── Records to process ──

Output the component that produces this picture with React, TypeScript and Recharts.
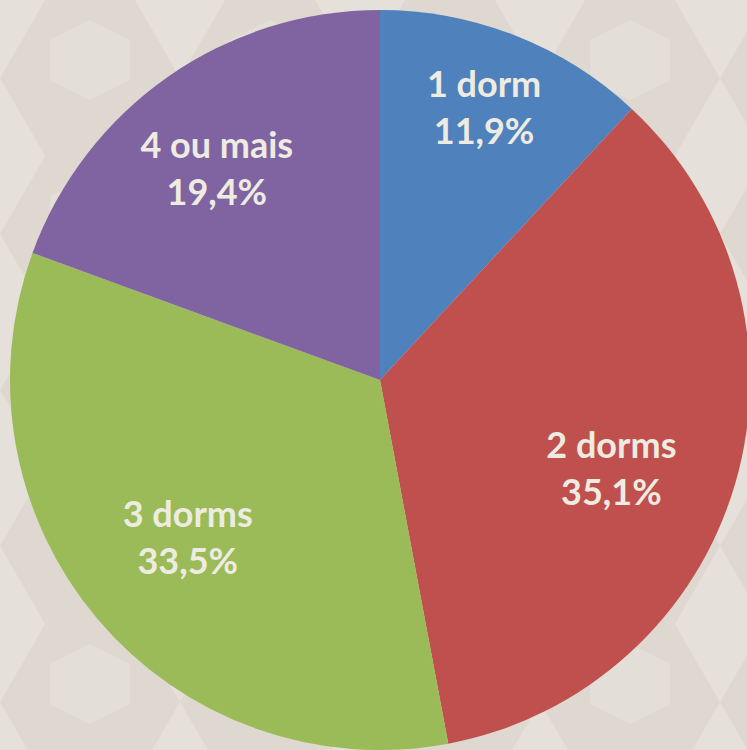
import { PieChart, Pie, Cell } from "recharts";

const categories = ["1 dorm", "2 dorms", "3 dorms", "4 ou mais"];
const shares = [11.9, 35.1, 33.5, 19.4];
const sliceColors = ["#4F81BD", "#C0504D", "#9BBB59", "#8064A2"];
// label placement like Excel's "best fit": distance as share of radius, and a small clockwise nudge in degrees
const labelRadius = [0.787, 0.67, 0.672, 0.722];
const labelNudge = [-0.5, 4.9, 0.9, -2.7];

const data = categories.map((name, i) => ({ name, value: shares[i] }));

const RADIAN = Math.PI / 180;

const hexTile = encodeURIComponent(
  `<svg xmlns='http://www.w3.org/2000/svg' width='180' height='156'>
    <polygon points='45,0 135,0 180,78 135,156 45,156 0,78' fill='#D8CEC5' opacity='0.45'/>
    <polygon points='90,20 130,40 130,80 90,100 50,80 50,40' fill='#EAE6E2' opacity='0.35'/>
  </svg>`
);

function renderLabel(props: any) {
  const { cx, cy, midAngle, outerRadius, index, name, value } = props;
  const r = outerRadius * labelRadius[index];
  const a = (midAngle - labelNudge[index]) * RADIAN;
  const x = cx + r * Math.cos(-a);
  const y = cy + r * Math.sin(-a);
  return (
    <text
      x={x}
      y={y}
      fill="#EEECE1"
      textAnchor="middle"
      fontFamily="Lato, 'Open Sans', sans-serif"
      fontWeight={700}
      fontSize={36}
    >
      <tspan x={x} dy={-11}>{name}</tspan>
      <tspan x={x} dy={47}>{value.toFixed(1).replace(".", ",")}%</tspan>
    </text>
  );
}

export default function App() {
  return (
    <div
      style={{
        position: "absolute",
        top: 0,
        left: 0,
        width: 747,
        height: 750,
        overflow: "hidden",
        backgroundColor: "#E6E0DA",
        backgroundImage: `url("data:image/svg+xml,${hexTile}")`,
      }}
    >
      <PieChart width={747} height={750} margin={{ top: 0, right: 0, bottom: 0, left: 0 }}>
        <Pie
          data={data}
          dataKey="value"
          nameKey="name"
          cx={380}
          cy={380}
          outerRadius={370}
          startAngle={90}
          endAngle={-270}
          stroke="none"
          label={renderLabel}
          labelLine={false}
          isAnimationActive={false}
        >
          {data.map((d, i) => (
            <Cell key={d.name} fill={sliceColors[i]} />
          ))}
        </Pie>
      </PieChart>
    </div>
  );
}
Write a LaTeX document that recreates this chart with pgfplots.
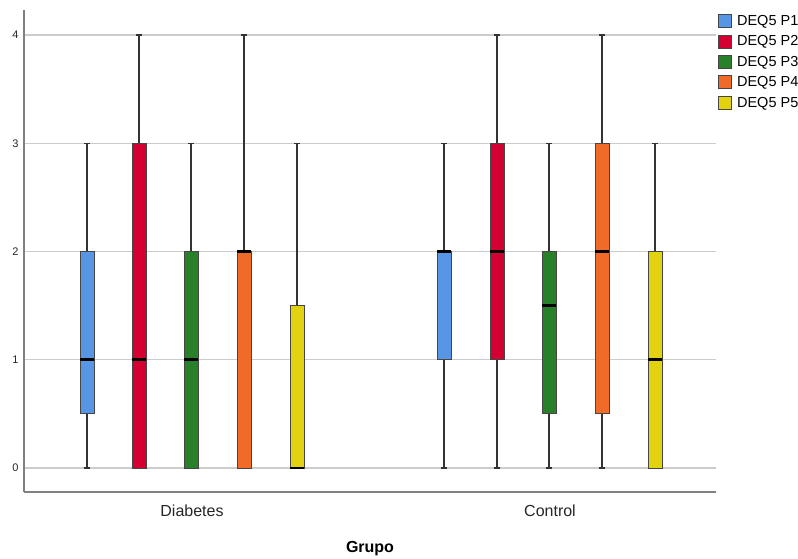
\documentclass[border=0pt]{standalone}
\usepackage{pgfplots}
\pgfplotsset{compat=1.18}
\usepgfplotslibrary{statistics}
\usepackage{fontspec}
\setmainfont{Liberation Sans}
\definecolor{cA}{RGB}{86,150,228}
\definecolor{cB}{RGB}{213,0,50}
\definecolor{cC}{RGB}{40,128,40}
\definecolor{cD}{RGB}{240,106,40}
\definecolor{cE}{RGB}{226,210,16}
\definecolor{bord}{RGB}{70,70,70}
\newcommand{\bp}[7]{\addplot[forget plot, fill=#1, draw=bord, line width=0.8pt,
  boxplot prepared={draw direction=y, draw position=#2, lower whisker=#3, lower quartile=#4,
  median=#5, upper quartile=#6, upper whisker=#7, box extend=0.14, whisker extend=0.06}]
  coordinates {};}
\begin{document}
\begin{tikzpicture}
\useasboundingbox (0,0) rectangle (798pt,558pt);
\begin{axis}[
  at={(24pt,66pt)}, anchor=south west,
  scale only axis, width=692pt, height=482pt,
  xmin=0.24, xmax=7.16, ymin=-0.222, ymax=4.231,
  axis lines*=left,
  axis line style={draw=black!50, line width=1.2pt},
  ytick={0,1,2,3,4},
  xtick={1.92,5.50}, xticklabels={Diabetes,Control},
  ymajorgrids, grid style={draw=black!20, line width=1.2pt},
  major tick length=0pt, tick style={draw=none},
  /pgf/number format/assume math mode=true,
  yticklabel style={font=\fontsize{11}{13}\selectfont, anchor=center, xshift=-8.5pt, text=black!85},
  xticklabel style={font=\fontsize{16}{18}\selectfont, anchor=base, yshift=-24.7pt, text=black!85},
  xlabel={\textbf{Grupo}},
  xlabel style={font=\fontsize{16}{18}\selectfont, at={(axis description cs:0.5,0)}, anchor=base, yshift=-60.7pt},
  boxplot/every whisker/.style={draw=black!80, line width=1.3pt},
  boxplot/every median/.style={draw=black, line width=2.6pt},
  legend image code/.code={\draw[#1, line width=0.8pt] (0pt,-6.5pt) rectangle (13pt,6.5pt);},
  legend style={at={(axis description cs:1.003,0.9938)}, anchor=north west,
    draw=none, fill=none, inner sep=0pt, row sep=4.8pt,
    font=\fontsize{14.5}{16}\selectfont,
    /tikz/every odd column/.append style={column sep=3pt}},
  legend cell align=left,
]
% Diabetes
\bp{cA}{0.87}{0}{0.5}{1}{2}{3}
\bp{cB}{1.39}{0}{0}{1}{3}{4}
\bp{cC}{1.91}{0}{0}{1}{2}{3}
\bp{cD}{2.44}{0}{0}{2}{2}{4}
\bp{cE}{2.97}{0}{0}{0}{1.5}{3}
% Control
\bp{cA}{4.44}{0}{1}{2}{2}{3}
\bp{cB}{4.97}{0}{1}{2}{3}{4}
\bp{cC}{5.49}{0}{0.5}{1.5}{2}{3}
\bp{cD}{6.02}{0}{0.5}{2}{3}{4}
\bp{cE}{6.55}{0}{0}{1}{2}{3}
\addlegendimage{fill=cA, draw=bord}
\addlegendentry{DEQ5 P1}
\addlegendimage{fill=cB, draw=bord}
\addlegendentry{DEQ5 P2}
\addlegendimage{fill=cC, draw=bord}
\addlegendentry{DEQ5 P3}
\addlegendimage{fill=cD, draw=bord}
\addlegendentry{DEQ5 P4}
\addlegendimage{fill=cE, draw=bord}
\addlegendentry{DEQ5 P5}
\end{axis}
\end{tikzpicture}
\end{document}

───

> _Directive_:
Please transcribe the material above exactly as written. Leave the pictures out.

> _Solution to the exercise_:
Output the component that produces this picture with React, TypeScript and Recharts.
import { PieChart, Pie, Cell } from "recharts";

const categories = ["1 dorm", "2 dorms", "3 dorms", "4 ou mais"];
const shares = [11.9, 35.1, 33.5, 19.4];
const sliceColors = ["#4F81BD", "#C0504D", "#9BBB59", "#8064A2"];
// label placement like Excel's "best fit": distance as share of radius, and a small clockwise nudge in degrees
const labelRadius = [0.787, 0.67, 0.672, 0.722];
const labelNudge = [-0.5, 4.9, 0.9, -2.7];

const data = categories.map((name, i) => ({ name, value: shares[i] }));

const RADIAN = Math.PI / 180;

const hexTile = encodeURIComponent(
  `<svg xmlns='http://www.w3.org/2000/svg' width='180' height='156'>
    <polygon points='45,0 135,0 180,78 135,156 45,156 0,78' fill='#D8CEC5' opacity='0.45'/>
    <polygon points='90,20 130,40 130,80 90,100 50,80 50,40' fill='#EAE6E2' opacity='0.35'/>
  </svg>`
);

function renderLabel(props: any) {
  const { cx, cy, midAngle, outerRadius, index, name, value } = props;
  const r = outerRadius * labelRadius[index];
  const a = (midAngle - labelNudge[index]) * RADIAN;
  const x = cx + r * Math.cos(-a);
  const y = cy + r * Math.sin(-a);
  return (
    <text
      x={x}
      y={y}
      fill="#EEECE1"
      textAnchor="middle"
      fontFamily="Lato, 'Open Sans', sans-serif"
      fontWeight={700}
      fontSize={36}
    >
      <tspan x={x} dy={-11}>{name}</tspan>
      <tspan x={x} dy={47}>{value.toFixed(1).replace(".", ",")}%</tspan>
    </text>
  );
}

export default function App() {
  return (
    <div
      style={{
        position: "absolute",
        top: 0,
        left: 0,
        width: 747,
        height: 750,
        overflow: "hidden",
        backgroundColor: "#E6E0DA",
        backgroundImage: `url("data:image/svg+xml,${hexTile}")`,
      }}
    >
      <PieChart width={747} height={750} margin={{ top: 0, right: 0, bottom: 0, left: 0 }}>
        <Pie
          data={data}
          dataKey="value"
          nameKey="name"
          cx={380}
          cy={380}
          outerRadius={370}
          startAngle={90}
          endAngle={-270}
          stroke="none"
          label={renderLabel}
          labelLine={false}
          isAnimationActive={false}
        >
          {data.map((d, i) => (
            <Cell key={d.name} fill={sliceColors[i]} />
          ))}
        </Pie>
      </PieChart>
    </div>
  );
}
Write a LaTeX document that recreates this chart with pgfplots.
\documentclass[border=0pt]{standalone}
\usepackage{pgfplots}
\pgfplotsset{compat=1.18}
\usepgfplotslibrary{statistics}
\usepackage{fontspec}
\setmainfont{Liberation Sans}
\definecolor{cA}{RGB}{86,150,228}
\definecolor{cB}{RGB}{213,0,50}
\definecolor{cC}{RGB}{40,128,40}
\definecolor{cD}{RGB}{240,106,40}
\definecolor{cE}{RGB}{226,210,16}
\definecolor{bord}{RGB}{70,70,70}
\newcommand{\bp}[7]{\addplot[forget plot, fill=#1, draw=bord, line width=0.8pt,
  boxplot prepared={draw direction=y, draw position=#2, lower whisker=#3, lower quartile=#4,
  median=#5, upper quartile=#6, upper whisker=#7, box extend=0.14, whisker extend=0.06}]
  coordinates {};}
\begin{document}
\begin{tikzpicture}
\useasboundingbox (0,0) rectangle (798pt,558pt);
\begin{axis}[
  at={(24pt,66pt)}, anchor=south west,
  scale only axis, width=692pt, height=482pt,
  xmin=0.24, xmax=7.16, ymin=-0.222, ymax=4.231,
  axis lines*=left,
  axis line style={draw=black!50, line width=1.2pt},
  ytick={0,1,2,3,4},
  xtick={1.92,5.50}, xticklabels={Diabetes,Control},
  ymajorgrids, grid style={draw=black!20, line width=1.2pt},
  major tick length=0pt, tick style={draw=none},
  /pgf/number format/assume math mode=true,
  yticklabel style={font=\fontsize{11}{13}\selectfont, anchor=center, xshift=-8.5pt, text=black!85},
  xticklabel style={font=\fontsize{16}{18}\selectfont, anchor=base, yshift=-24.7pt, text=black!85},
  xlabel={\textbf{Grupo}},
  xlabel style={font=\fontsize{16}{18}\selectfont, at={(axis description cs:0.5,0)}, anchor=base, yshift=-60.7pt},
  boxplot/every whisker/.style={draw=black!80, line width=1.3pt},
  boxplot/every median/.style={draw=black, line width=2.6pt},
  legend image code/.code={\draw[#1, line width=0.8pt] (0pt,-6.5pt) rectangle (13pt,6.5pt);},
  legend style={at={(axis description cs:1.003,0.9938)}, anchor=north west,
    draw=none, fill=none, inner sep=0pt, row sep=4.8pt,
    font=\fontsize{14.5}{16}\selectfont,
    /tikz/every odd column/.append style={column sep=3pt}},
  legend cell align=left,
]
% Diabetes
\bp{cA}{0.87}{0}{0.5}{1}{2}{3}
\bp{cB}{1.39}{0}{0}{1}{3}{4}
\bp{cC}{1.91}{0}{0}{1}{2}{3}
\bp{cD}{2.44}{0}{0}{2}{2}{4}
\bp{cE}{2.97}{0}{0}{0}{1.5}{3}
% Control
\bp{cA}{4.44}{0}{1}{2}{2}{3}
\bp{cB}{4.97}{0}{1}{2}{3}{4}
\bp{cC}{5.49}{0}{0.5}{1.5}{2}{3}
\bp{cD}{6.02}{0}{0.5}{2}{3}{4}
\bp{cE}{6.55}{0}{0}{1}{2}{3}
\addlegendimage{fill=cA, draw=bord}
\addlegendentry{DEQ5 P1}
\addlegendimage{fill=cB, draw=bord}
\addlegendentry{DEQ5 P2}
\addlegendimage{fill=cC, draw=bord}
\addlegendentry{DEQ5 P3}
\addlegendimage{fill=cD, draw=bord}
\addlegendentry{DEQ5 P4}
\addlegendimage{fill=cE, draw=bord}
\addlegendentry{DEQ5 P5}
\end{axis}
\end{tikzpicture}
\end{document}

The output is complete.